## DO THIS
Count the lines in the entries below that include the word "Python". Give nothing but the number.

Rows from a dataset of charts and code:
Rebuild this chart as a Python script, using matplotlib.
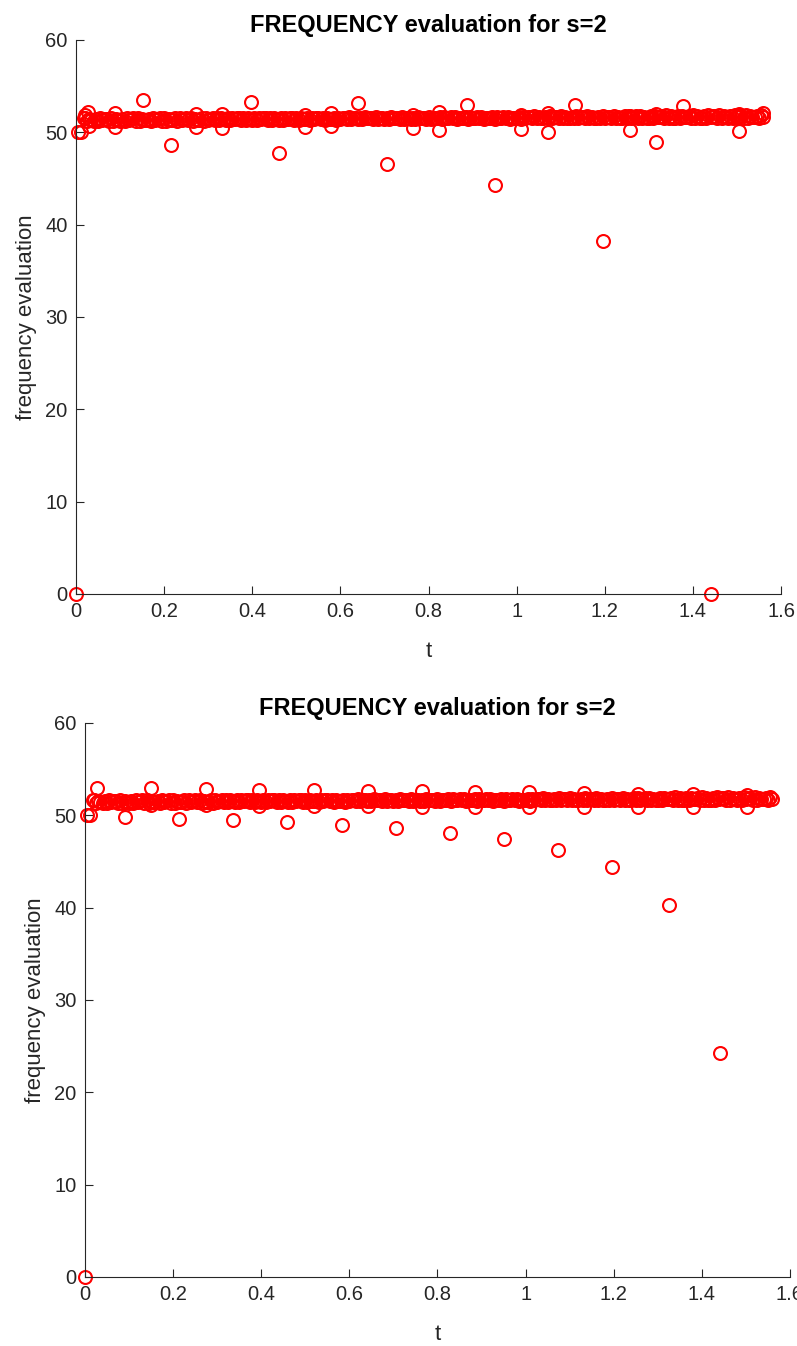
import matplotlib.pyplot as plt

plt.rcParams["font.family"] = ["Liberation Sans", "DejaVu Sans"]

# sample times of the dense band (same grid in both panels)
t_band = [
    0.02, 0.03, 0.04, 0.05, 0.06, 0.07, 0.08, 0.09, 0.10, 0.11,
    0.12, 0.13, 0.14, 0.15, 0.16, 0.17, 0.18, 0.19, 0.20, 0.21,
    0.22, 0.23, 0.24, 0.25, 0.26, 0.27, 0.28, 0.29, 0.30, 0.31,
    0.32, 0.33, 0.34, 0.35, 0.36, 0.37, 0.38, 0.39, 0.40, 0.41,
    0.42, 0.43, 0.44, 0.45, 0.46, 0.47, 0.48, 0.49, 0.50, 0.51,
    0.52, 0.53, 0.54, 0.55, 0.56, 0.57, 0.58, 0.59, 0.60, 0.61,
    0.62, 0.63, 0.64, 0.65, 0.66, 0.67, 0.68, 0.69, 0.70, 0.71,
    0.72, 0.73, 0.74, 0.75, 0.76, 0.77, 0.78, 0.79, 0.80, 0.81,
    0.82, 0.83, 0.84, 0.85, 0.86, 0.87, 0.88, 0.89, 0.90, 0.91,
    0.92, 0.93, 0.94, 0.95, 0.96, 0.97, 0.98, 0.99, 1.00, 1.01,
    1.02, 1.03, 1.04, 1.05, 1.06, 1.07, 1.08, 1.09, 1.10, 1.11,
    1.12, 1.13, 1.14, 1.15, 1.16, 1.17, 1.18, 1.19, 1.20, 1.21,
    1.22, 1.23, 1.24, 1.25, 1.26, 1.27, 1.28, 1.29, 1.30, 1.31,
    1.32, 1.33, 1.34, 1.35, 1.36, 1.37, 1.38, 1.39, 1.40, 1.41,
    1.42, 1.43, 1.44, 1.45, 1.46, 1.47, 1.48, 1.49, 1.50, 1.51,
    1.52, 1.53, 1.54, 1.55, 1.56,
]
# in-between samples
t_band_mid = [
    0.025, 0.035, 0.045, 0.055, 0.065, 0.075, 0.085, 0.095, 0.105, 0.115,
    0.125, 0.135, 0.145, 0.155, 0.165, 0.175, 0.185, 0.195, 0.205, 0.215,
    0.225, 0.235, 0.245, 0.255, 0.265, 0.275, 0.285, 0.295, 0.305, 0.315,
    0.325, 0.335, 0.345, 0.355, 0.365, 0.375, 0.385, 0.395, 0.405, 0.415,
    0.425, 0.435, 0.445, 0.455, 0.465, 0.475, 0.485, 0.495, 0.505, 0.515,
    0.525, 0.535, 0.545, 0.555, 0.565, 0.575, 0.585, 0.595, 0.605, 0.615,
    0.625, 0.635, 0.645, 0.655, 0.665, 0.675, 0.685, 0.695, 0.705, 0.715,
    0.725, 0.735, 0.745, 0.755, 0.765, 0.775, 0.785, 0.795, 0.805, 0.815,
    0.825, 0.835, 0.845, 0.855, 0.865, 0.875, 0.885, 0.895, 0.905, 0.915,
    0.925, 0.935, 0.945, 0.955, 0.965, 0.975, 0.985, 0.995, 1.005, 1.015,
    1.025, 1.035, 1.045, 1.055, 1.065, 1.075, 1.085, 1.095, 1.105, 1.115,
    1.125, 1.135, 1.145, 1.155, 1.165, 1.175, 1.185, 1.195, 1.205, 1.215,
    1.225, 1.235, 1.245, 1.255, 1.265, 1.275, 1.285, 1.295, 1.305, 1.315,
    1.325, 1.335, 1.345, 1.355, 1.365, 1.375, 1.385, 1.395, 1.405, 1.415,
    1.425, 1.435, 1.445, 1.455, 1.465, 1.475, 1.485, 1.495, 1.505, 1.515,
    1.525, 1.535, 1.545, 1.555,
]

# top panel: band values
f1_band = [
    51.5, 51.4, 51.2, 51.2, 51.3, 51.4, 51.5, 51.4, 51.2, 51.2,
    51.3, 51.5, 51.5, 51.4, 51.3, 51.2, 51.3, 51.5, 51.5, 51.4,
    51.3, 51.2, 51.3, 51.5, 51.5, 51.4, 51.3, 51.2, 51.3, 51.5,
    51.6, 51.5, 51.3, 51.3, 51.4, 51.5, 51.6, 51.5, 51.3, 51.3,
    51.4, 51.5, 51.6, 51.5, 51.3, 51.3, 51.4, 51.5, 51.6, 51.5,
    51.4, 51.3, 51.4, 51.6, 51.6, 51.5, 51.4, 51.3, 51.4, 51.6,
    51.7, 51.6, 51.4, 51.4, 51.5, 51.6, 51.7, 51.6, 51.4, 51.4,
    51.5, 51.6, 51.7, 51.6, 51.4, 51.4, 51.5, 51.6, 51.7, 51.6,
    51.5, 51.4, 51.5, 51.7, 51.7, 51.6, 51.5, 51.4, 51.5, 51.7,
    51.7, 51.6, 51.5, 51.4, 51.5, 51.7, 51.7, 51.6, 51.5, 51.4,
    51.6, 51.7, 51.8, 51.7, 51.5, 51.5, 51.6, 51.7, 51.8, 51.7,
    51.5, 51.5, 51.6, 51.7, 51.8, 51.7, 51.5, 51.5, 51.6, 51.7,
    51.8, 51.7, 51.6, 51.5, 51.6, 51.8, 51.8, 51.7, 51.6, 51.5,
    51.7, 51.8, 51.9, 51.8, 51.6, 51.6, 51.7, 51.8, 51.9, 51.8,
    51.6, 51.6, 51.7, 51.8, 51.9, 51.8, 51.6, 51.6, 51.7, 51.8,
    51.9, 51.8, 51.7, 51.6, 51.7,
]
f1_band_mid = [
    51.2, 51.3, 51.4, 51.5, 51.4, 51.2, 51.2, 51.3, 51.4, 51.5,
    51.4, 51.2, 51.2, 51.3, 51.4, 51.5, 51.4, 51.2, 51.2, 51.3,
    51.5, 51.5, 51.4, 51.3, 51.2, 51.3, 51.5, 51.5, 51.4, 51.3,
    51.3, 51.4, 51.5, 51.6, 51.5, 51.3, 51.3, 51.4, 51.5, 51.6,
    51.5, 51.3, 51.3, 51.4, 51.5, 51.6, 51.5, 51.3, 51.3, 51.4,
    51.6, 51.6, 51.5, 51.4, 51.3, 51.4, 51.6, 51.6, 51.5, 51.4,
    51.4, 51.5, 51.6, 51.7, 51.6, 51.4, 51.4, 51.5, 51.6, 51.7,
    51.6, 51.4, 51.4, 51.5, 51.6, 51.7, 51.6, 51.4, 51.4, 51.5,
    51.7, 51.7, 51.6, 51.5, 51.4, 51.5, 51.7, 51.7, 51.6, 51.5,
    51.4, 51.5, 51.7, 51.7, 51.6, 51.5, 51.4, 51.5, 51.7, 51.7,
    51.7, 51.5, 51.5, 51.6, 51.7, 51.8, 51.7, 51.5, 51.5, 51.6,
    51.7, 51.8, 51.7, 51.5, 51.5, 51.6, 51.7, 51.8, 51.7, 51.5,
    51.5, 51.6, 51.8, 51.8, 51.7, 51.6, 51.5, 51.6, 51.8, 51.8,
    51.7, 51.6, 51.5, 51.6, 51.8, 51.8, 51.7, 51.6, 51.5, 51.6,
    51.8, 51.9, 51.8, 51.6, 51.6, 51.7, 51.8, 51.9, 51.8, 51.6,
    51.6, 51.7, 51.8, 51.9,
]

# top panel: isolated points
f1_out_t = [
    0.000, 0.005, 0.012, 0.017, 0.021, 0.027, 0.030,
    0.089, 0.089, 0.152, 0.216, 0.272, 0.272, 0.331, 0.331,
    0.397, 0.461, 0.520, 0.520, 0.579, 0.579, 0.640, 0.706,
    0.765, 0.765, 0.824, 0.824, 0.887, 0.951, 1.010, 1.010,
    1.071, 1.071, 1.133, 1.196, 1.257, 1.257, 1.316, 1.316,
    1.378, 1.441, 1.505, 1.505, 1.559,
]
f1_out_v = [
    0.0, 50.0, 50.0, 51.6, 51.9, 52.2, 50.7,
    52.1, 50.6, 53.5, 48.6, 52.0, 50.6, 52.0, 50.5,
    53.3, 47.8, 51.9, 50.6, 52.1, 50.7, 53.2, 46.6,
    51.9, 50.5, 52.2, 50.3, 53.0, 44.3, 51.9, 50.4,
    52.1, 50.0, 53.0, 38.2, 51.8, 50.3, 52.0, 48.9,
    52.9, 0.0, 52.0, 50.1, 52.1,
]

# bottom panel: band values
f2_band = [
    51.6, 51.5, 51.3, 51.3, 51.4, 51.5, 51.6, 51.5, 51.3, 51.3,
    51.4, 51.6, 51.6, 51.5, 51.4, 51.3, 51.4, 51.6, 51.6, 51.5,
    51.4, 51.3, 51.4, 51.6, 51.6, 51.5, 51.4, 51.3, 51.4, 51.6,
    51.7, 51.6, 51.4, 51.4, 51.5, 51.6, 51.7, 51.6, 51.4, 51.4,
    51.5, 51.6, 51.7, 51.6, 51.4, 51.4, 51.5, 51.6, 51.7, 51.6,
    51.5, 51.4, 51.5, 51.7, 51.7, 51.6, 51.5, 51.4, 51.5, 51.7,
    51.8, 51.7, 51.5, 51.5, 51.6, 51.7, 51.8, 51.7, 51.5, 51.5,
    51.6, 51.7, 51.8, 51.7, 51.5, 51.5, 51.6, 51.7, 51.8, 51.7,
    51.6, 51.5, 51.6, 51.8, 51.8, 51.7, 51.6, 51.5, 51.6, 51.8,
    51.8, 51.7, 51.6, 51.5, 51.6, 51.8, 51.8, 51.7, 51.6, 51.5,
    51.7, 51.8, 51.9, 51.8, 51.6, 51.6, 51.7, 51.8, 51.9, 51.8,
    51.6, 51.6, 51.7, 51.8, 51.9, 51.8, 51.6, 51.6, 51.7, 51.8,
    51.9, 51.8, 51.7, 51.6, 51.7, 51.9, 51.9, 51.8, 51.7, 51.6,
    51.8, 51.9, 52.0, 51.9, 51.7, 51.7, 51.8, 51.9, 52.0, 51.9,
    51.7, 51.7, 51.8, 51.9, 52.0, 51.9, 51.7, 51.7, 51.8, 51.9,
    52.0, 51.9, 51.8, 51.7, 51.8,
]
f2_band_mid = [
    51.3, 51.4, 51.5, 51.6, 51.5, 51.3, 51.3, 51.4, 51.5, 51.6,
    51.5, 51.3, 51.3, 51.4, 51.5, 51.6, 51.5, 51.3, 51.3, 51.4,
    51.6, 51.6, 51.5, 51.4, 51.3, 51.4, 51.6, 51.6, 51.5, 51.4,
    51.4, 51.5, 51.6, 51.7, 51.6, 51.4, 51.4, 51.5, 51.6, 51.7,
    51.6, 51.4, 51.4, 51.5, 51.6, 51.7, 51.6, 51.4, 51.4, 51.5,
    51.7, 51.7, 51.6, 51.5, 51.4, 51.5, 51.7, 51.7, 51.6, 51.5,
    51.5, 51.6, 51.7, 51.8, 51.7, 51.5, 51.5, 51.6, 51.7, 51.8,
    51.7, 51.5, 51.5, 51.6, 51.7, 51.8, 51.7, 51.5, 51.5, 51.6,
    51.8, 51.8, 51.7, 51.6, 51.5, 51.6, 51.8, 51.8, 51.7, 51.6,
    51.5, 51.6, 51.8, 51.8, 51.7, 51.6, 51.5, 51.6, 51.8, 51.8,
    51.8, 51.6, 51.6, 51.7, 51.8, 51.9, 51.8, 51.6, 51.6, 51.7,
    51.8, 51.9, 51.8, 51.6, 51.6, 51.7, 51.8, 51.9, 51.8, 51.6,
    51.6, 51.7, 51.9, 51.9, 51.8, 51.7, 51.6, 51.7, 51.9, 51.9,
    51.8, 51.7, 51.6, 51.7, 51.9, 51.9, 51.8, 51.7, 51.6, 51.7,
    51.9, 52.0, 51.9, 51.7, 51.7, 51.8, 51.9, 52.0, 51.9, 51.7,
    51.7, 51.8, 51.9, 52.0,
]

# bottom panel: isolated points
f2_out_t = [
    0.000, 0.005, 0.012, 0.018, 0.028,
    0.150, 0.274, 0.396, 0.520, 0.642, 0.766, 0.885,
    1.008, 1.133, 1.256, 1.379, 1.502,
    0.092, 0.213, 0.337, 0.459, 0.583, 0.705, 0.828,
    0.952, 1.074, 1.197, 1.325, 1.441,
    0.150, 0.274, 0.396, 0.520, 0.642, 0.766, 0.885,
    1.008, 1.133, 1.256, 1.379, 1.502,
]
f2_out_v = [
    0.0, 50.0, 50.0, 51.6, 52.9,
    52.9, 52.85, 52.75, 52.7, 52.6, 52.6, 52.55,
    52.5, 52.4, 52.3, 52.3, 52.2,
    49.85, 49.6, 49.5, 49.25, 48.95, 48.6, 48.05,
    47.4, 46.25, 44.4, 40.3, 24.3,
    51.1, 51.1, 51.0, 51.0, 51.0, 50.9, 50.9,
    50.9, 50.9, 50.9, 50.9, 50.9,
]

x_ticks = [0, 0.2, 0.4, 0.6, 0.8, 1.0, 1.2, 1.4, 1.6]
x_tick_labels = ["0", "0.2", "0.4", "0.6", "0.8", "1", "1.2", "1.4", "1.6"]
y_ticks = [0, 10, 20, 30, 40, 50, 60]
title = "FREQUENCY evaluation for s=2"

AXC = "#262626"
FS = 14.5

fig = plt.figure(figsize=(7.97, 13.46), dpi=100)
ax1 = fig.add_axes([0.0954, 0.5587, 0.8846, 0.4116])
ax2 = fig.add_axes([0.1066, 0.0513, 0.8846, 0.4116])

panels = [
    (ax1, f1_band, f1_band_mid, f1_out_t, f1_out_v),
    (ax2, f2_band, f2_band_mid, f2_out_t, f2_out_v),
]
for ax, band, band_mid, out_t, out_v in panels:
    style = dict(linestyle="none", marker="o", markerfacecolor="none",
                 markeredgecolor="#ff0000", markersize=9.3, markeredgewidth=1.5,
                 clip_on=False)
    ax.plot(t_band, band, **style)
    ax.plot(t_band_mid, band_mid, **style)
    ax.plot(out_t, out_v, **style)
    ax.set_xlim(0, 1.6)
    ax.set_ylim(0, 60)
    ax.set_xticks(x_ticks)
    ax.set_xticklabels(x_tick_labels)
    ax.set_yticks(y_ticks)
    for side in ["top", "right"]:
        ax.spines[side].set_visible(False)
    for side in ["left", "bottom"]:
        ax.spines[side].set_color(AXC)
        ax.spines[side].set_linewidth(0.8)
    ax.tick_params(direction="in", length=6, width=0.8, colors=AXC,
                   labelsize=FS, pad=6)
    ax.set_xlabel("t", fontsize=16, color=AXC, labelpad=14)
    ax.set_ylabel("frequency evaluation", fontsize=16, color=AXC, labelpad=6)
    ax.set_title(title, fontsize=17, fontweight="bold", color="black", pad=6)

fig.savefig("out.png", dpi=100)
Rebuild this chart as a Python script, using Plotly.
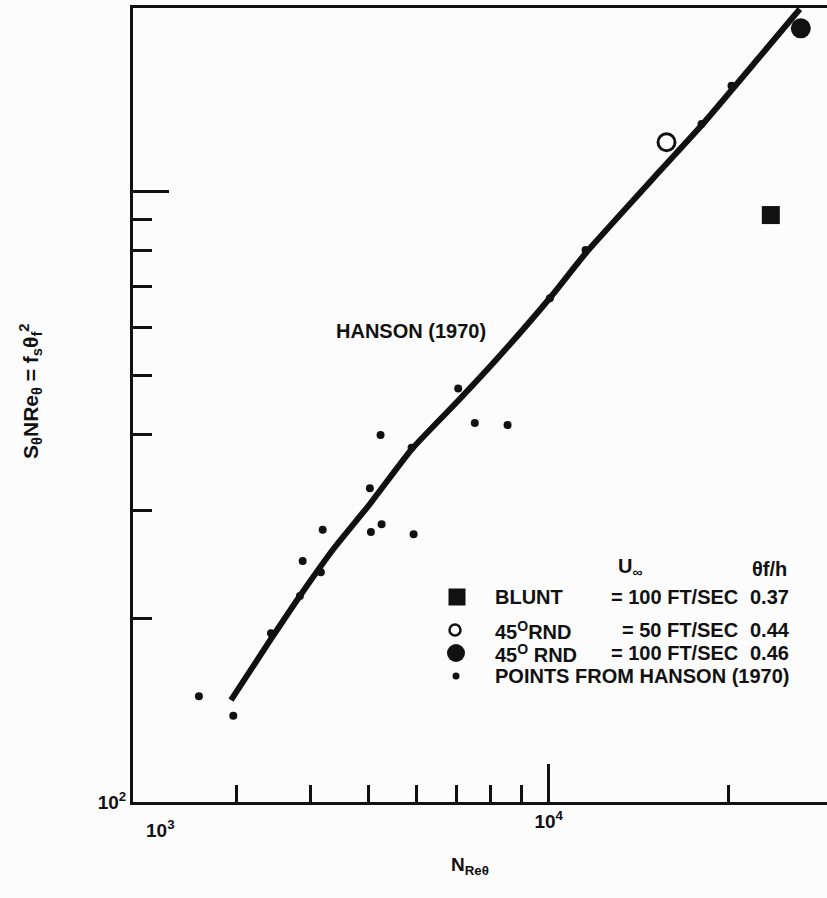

## OUTPUT BELOW
2